The front of the body is known as.
What is anterior?
The three types of muscles.
What are smooth, cardiac and skeletal?
The three energy systems.
What are
ATP-PC (fast, short)
Anaerobic (moderate length, high intensity)
Aerobic (slow, long-lasting)
This hormone transports glucose to muscle cells.
What is insulin?
An effect of exercise that is short term.
What is acute?
The three body planes.
What are sagittal, frontal (coronal) and transverse?
Anatomy of a muscle:
Muscle > fascicle > muscle fibres > _______ > _______
What is myofibrils and sarcomeres?
This energy system uses glucose without oxygen and produces a burning sensation due to lactic acid.
What is the anaerobic glycolysis system?
To perform movement or exercise, muscles require these two things.
What is glucose and oxygen?
Building strength in your muscles is an example of this type of effect of exercise.
What is chronic?
Adduction moves the body towards this.
What is the midline of the body?
The two proteins inside of a sarcomere that make our muscles contract.
What are actin and myosin?
This energy system lasts the longest and uses both carbohydrates and fats with the help of oxygen.
What is the aerobic system?
The "hidden door" that allows glucose to enter the muscle.
What is GLUT4?
Define agonist and antagonist muscles
What is
agonist muscles = muscle doing the main movement
antagonist = opposite muscle relaxing or stretching?
The five types of bones.
What are long, short, flat, sesamoid and irregular?
When this mineral is released from the muscle it "unlocks" actin and myosin so they can slide past each other.
What is calcium?
The anaerobic system breaks down glucose without oxygen, what byproduct builds up in the muscles.
What is lactic acid?
Muscles produce these three types of waste during activity.
What is heat, lactic acid and CO₂?
Name and explain the energy currency the body uses.
What is ATP?
ATP has three phosphates.
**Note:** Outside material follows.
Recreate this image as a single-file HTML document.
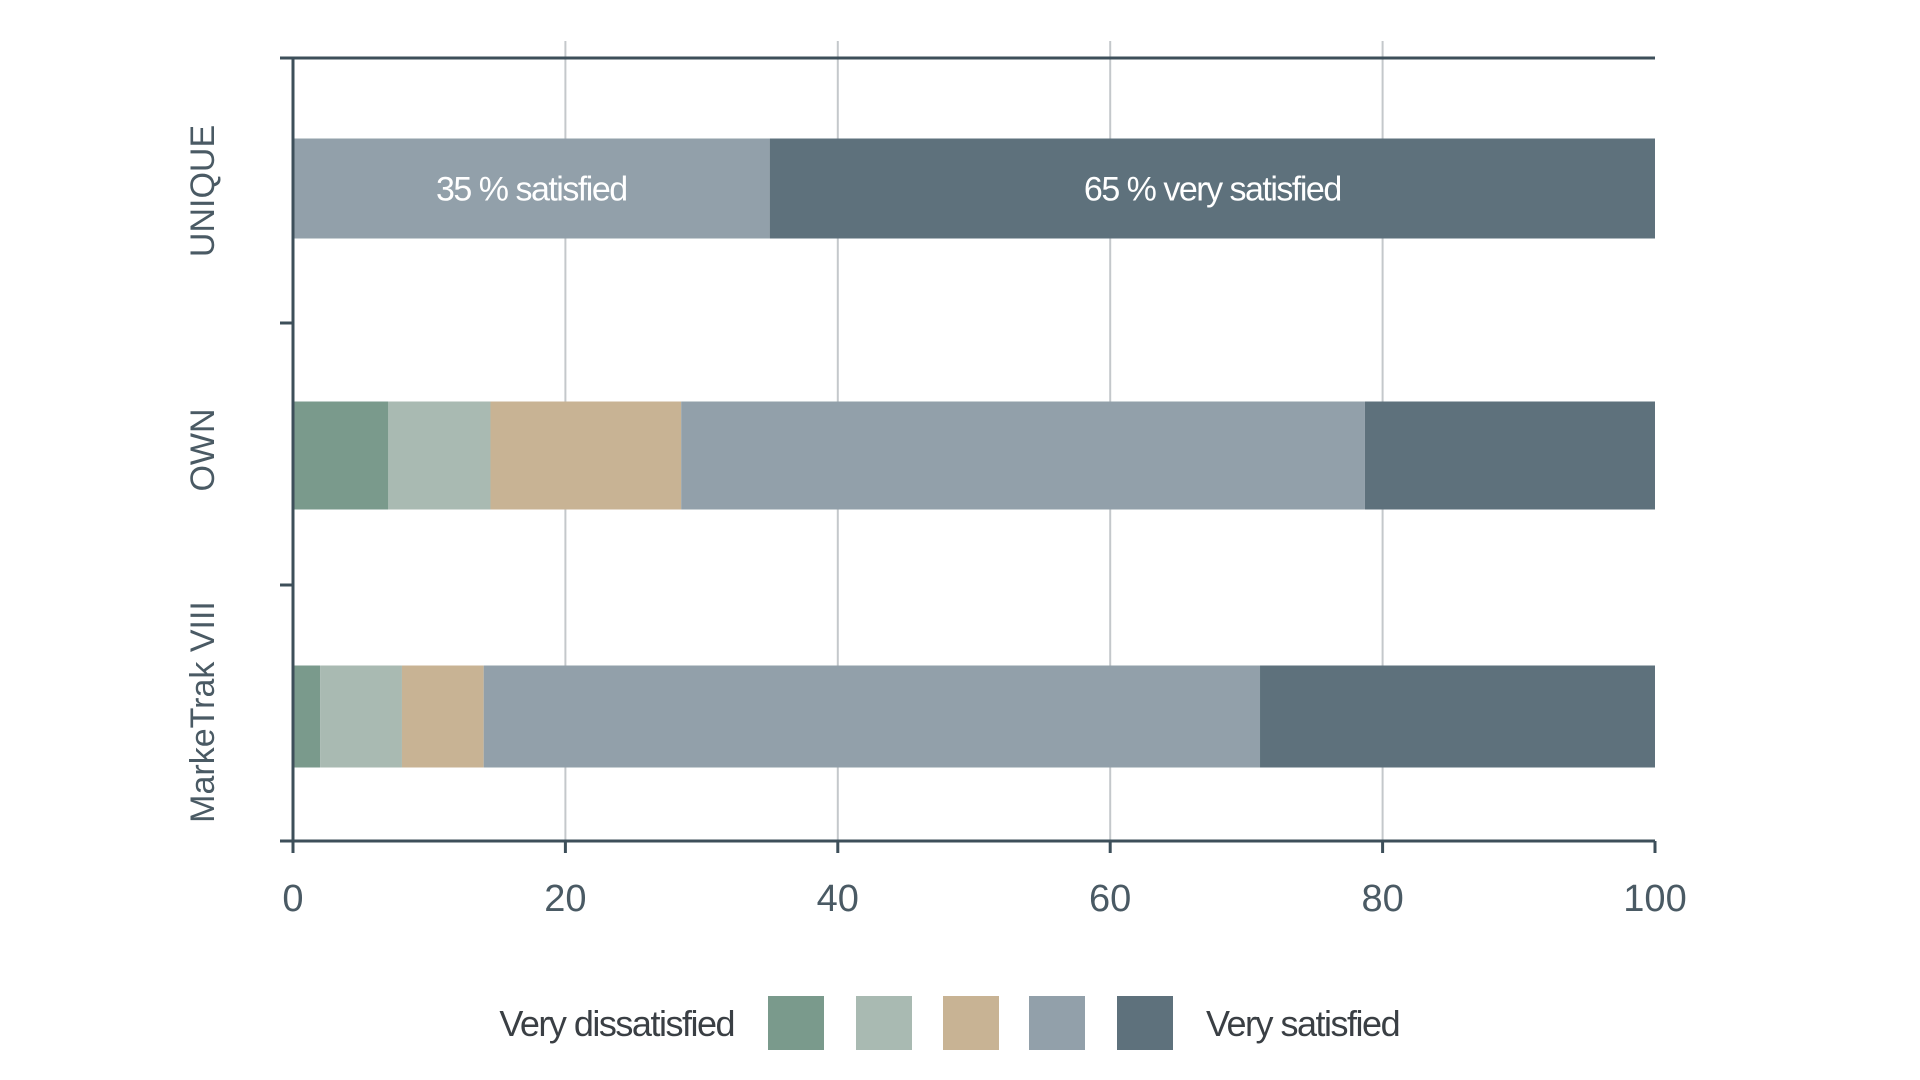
<!DOCTYPE html>
<html><head><meta charset="utf-8"><style>
html,body{margin:0;padding:0;background:#fff;}
svg{display:block;font-family:"Liberation Sans",sans-serif;}
</style></head><body>
<svg id="chart" width="1920" height="1080" viewBox="0 0 1920 1080" xmlns="http://www.w3.org/2000/svg">
<g id="grid"></g>
<g id="bars"></g>
<g id="axes"></g>
<g id="legend"></g>
</svg>
<script>
const categories = ["UNIQUE", "OWN", "MarkeTrak VIII"];
const veryDissatisfied = [0, 7, 2];
const dissatisfied = [0, 7.5, 6];
const neutral = [0, 14, 6];
const satisfied = [35, 50.2, 57];
const verySatisfied = [65, 21.3, 29];
const xTicks = [0, 20, 40, 60, 80, 100];
const barLabels = [["35 % satisfied", "65 % very satisfied"], null, null];
const colors = ["#7a9a8c", "#a9bab2", "#c8b394", "#92a0aa", "#5e717c"];

const NS = "http://www.w3.org/2000/svg";
const X0 = 293, X1 = 1655, YTOP = 58, YBOT = 841;
function xs(v){ return X0 + (v/100)*(X1-X0); }
const bandH = (YBOT - YTOP) / categories.length;
function yc(i){ return YTOP + bandH*(i+0.5) + [0, 6, 6][i]; }
const barH = [100, 108, 102];
function mk(tag, attrs, parent){
  const e = document.createElementNS(NS, tag);
  for (const k in attrs) e.setAttribute(k, attrs[k]);
  parent.appendChild(e); return e;
}
const grid = document.getElementById('grid');
const bars = document.getElementById('bars');
const axes = document.getElementById('axes');
const legend = document.getElementById('legend');
const axisCol = "#3d4f5a";

xTicks.forEach((t, i) => {
  if (t > 0 && t < 100) {
    const g = mk('line', {x1: xs(t), x2: xs(t), y1: 41, y2: YBOT, stroke: "#c4c8cb", "stroke-width": 2}, grid);
    
    
  }
});

const series = [veryDissatisfied, dissatisfied, neutral, satisfied, verySatisfied];
categories.forEach((c, i) => {
  let acc = 0;
  const cy = yc(i), h = barH[i];
  series.forEach((s, j) => {
    const v = s[i];
    if (v > 0) {
      const r = mk('rect', {x: xs(acc), y: cy - h/2, width: xs(acc+v) - xs(acc), height: h, fill: colors[j]}, bars);
      
      
    }
    acc += v;
  });
  if (barLabels[i]) {
    let a = 0, k = 0;
    series.forEach((s, j) => {
      const v = s[i];
      if (v > 0) {
        const t = mk('text', {x: (xs(a) + xs(a+v))/2, y: cy + 12, "text-anchor": "middle", fill: "#ffffff", "font-size": 34, "letter-spacing": "-1.5"}, bars);
        t.textContent = barLabels[i][k++];
        
        
      }
      a += v;
    });
  }
  const lab = mk('text', {x: 0, y: 0, transform: `translate(214 ${[191,450,712][i]}) rotate(-90)`, "text-anchor": "middle", fill: "#4a5a64", "font-size": 34}, axes);
  lab.textContent = c;
  
  
});

// axes lines
let l = mk('line', {x1: 280, x2: X1, y1: YTOP, y2: YTOP, stroke: axisCol, "stroke-width": 3}, axes);
 
l = mk('line', {x1: 280, x2: X1, y1: YBOT, y2: YBOT, stroke: axisCol, "stroke-width": 3}, axes);
 
l = mk('line', {x1: X0, x2: X0, y1: YTOP, y2: YBOT, stroke: axisCol, "stroke-width": 3}, axes);
 
[323, 585].forEach(y => {
  const t = mk('line', {x1: 280, x2: X0, y1: y, y2: y, stroke: axisCol, "stroke-width": 3}, axes);
   
});
xTicks.forEach(t => {
  const tk = mk('line', {x1: xs(t), x2: xs(t), y1: YBOT, y2: 853, stroke: axisCol, "stroke-width": 3}, axes);
   
  const tx = mk('text', {x: xs(t), y: 911, "text-anchor": "middle", fill: "#4a5a64", "font-size": 38}, axes);
  tx.textContent = t;
   
});

// legend
let lt = mk('text', {x: 734, y: 1036, "text-anchor": "end", fill: "#3a3f44", "font-size": 36, "letter-spacing": "-1.5"}, legend);
lt.textContent = "Very dissatisfied";
 
[768, 856, 943, 1029, 1117].forEach((x, j) => {
  const s = mk('rect', {x: x, y: 996, width: 56, height: 54, fill: colors[j]}, legend);
   
});
lt = mk('text', {x: 1206, y: 1036, fill: "#3a3f44", "font-size": 36, "letter-spacing": "-1.5"}, legend);
lt.textContent = "Very satisfied";
 
</script>
</body></html>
When energy is needed, ATP splits off one phosphate, becoming ADP. After ATP loses a phosphate (which gets USED to perform a task), it becomes ADP. ADP then recharges by adding a phosphate back to make it ATP again.
There are three major joint types. The one we are focused on is ________. And within this joint type, there are _____ type.
What is synovial and 6?
Explain sliding filament theory.
What is ... during contraction, myosin heads attach to actin filaments and pull them toward the M-line, shortening the sarcomere?
Endurance training affects the anaerobic threshold and energy system use during exercise because ...
What is it shifts the anaerobic threshold higher, allowing athletes to perform at higher intensities while still using the aerobic system efficiently?
When you improve your cardiorespiratory fitness, you gain this.
What is a stronger heart; more red blood cells; more capillaries; better mitochondrial function in muscle cells?
During a sprint, this energy system kicks in first. It powers the quadriceps [concentrically or eccentrically], while the hamstrings act [concentrically or eccentrically], and the knee moves in the [sagittal, frontal (coronal) and transverse] plane.
What is the ATP-PC energy system; concentrically; eccentrically; sagittal plane?